As you learn to deepen your agreement with reality as the witness of your thoughts—as the Victor and Shero—you will become more aware of that voice that can leave you feeling inadequate and as if you’re not enough. That insecure voice of the ego is completely dismantled by awareness, presence and love. Speak to her gently and with humor. Coax her into the light where she no longer has the power to stalk you.

Here are some things to watch out for as your thoughts become clearer and you are a better witness of your negative self-talk:

  1. Understand that when your mood is low, or you are fatigued, your inner critic and self-doubt will be the loudest.
  2. Notice your mood, and back off from overthinking and allow your thoughts to pass like bubbles blowing in the wind.
  3. Meditate or go for a walk or a run. Do yoga or just wait patiently for this time to pass.
  4. Spend some time journaling. When you acknowledge her you’re taking her power away; you’re bringing her from shadow into the light. Create a conversation with your doubter in a Q & A format.
  5. If she brings up fear, lean into the fear and use it as a guide.
  6. Embrace those negative thoughts that you want to push away, but don’t entertain or engage deeply in a story about them. Allow them to be like bubbles floating away.
  7. Realize that a well-guided inner critic can become your voice of reason and a barometer to help you complete a project or goal to the best of your ability.

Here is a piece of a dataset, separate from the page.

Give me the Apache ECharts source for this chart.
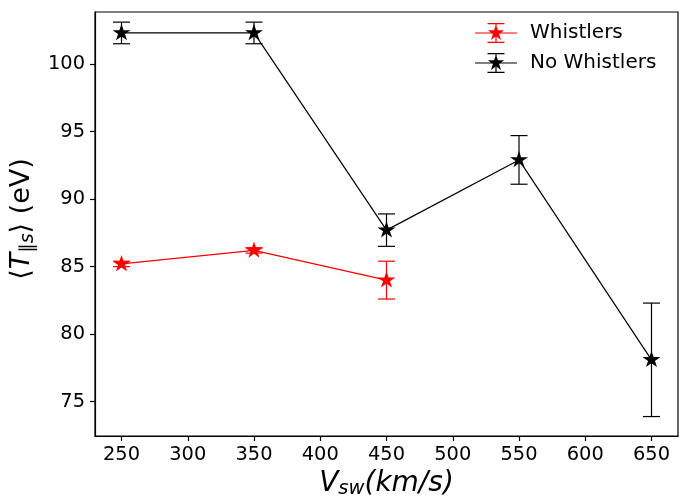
<!DOCTYPE html>
<html><head><meta charset="utf-8">
<script src="https://cdn.jsdelivr.net/npm/echarts@6/dist/echarts.min.js"></script>
<style>html,body{margin:0;padding:0;background:#fff}#c{width:692px;height:497px}</style>
</head><body><div id="c"></div>
<script>
const xTicks = [250, 300, 350, 400, 450, 500, 550, 600, 650];
const yTicks = [75, 80, 85, 90, 95, 100];
const wX = [250, 350, 450];
const wY = [85.2, 86.2, 84.0];
const wErr = [0.2, 0.2, 1.4];
const nwX = [250, 350, 450, 550, 650];
const nwY = [102.3, 102.3, 87.7, 92.9, 78.1];
const nwErr = [0.8, 0.8, 1.2, 1.8, 4.2];

const FONT = 'DejaVu Sans';
const starPath = 'path://M0 -1 L0.2245 -0.309 L0.9511 -0.309 L0.3633 0.118 L0.5878 0.809 L0 0.382 L-0.5878 0.809 L-0.3633 0.118 L-0.9511 -0.309 L-0.2245 -0.309 Z';
const legendIcon = 'path://M0 9.4 H42 V10.6 H0 Z M20.4 0 H21.6 V20 H20.4 Z M12.5 0 H29.5 V1.2 H12.5 Z M12.5 18.8 H29.5 V20 H12.5 Z ' +
  'M21 1.5 L22.94 7.33 L29.08 7.37 L24.14 11.02 L26 16.88 L21 13.3 L16 16.88 L17.86 11.02 L12.92 7.37 L19.06 7.33 Z';

function errData(xs, ys, es) { return xs.map((x, i) => [x, ys[i] - es[i], ys[i] + es[i]]); }
function errSeries(name, xs, ys, es, color, z) {
  return {
    type: 'custom', name: name + ' err', z: z, silent: true,
    data: errData(xs, ys, es),
    renderItem: function (params, api) {
      const x = api.value(0);
      const p1 = api.coord([x, api.value(1)]);
      const p2 = api.coord([x, api.value(2)]);
      const h = 8.5;
      const st = { stroke: color, lineWidth: 1.2 };
      return { type: 'group', children: [
        { type: 'line', shape: { x1: p1[0], y1: p1[1], x2: p2[0], y2: p2[1] }, style: st },
        { type: 'line', shape: { x1: p1[0] - h, y1: p1[1], x2: p1[0] + h, y2: p1[1] }, style: st },
        { type: 'line', shape: { x1: p2[0] - h, y1: p2[1], x2: p2[0] + h, y2: p2[1] }, style: st }
      ]};
    }
  };
}
function lineSeries(name, xs, ys, color, z) {
  return {
    type: 'line', name: name, z: z,
    data: xs.map((x, i) => [x, ys[i]]),
    symbol: starPath, symbolSize: [18, 17], symbolKeepAspect: true, symbolOffset: [0, -0.8],
    itemStyle: { color: color },
    lineStyle: { color: color, width: 1.2 },
    showSymbol: true, animation: false
  };
}

const chart = echarts.init(document.getElementById('c'));
chart.setOption({
  animation: false,
  backgroundColor: '#fff',
  grid: { left: 95, right: 14, top: 12, bottom: 61, show: true, borderColor: '#000', borderWidth: 1.2, containLabel: false, outerBoundsMode: 'none' },
  legend: {
    orient: 'vertical', left: 470, top: 18, itemWidth: 42, itemHeight: 20, itemGap: 10,
    data: [{ name: 'Whistlers', icon: legendIcon }, { name: 'No Whistlers', icon: legendIcon }],
    textStyle: { fontFamily: FONT, fontSize: 20, color: '#000', padding: [0, 0, 0, 8] }
  },
  xAxis: {
    type: 'value', min: 230, max: 670,
    axisLine: { show: true, lineStyle: { color: '#000', width: 1.2 } },
    axisTick: { show: true, length: 5, customValues: xTicks, lineStyle: { color: '#000', width: 1.2 } },
    axisLabel: { customValues: xTicks, margin: 9, fontFamily: FONT, fontSize: 19.4, color: '#000' },
    splitLine: { show: false },
    name: '{v|V}{s|sw}{n|(km/s)}', nameLocation: 'middle', nameGap: 32,
    nameTextStyle: {
      rich: {
        v: { fontFamily: FONT, fontStyle: 'italic', fontSize: 28, color: '#000' },
        s: { fontFamily: FONT, fontStyle: 'italic', fontSize: 19.5, color: '#000', verticalAlign: 'bottom', padding: [11, 0, 0, 0] },
        n: { fontFamily: FONT, fontStyle: 'italic', fontSize: 28, color: '#000' }
      }
    }
  },
  yAxis: {
    type: 'value', min: 72.46, max: 103.85,
    axisLine: { show: true, lineStyle: { color: '#000', width: 1.2 } },
    axisTick: { show: true, length: 5, customValues: yTicks, lineStyle: { color: '#000', width: 1.2 } },
    axisLabel: { customValues: yTicks, margin: 10, fontFamily: FONT, fontSize: 19.4, color: '#000' },
    splitLine: { show: false },
    name: '{a|⟨}{t|T}{s|∥s}{a|⟩ (eV)}', nameLocation: 'middle', nameGap: 42,
    nameTextStyle: {
      padding: [0, 0, 0, 10],
      rich: {
        a: { fontFamily: FONT, fontSize: 27, color: '#000' },
        t: { fontFamily: FONT, fontStyle: 'italic', fontSize: 27, color: '#000' },
        s: { fontFamily: FONT, fontStyle: 'italic', fontSize: 19, color: '#000', padding: [12, 0, 0, 0] }
      }
    }
  },
  series: [
    lineSeries('Whistlers', wX, wY, '#ff0000', 3),
    errSeries('Whistlers', wX, wY, wErr, '#ff0000', 2),
    lineSeries('No Whistlers', nwX, nwY, '#000000', 5),
    errSeries('No Whistlers', nwX, nwY, nwErr, '#000000', 4)
  ]
});
</script></body></html>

It is true that we are all perfect in our imperfection just as we are. Each of us is a work in progress. Self-doubt plagued me in my youth and still surfaces from time to time today, though now she shows up in more secretive, covert ways. The difference is that I am aware of her voice and how damaging she can be to my ability to move forward and I am aware of how she can suffocate inspiration. I know that she is nothing more than a figment of my imagination. I’ve learned to use the voice of fear as a sign that I’m moving deeper into my most authentic expression—fulfilling my life’s purpose—igniting and living the dream.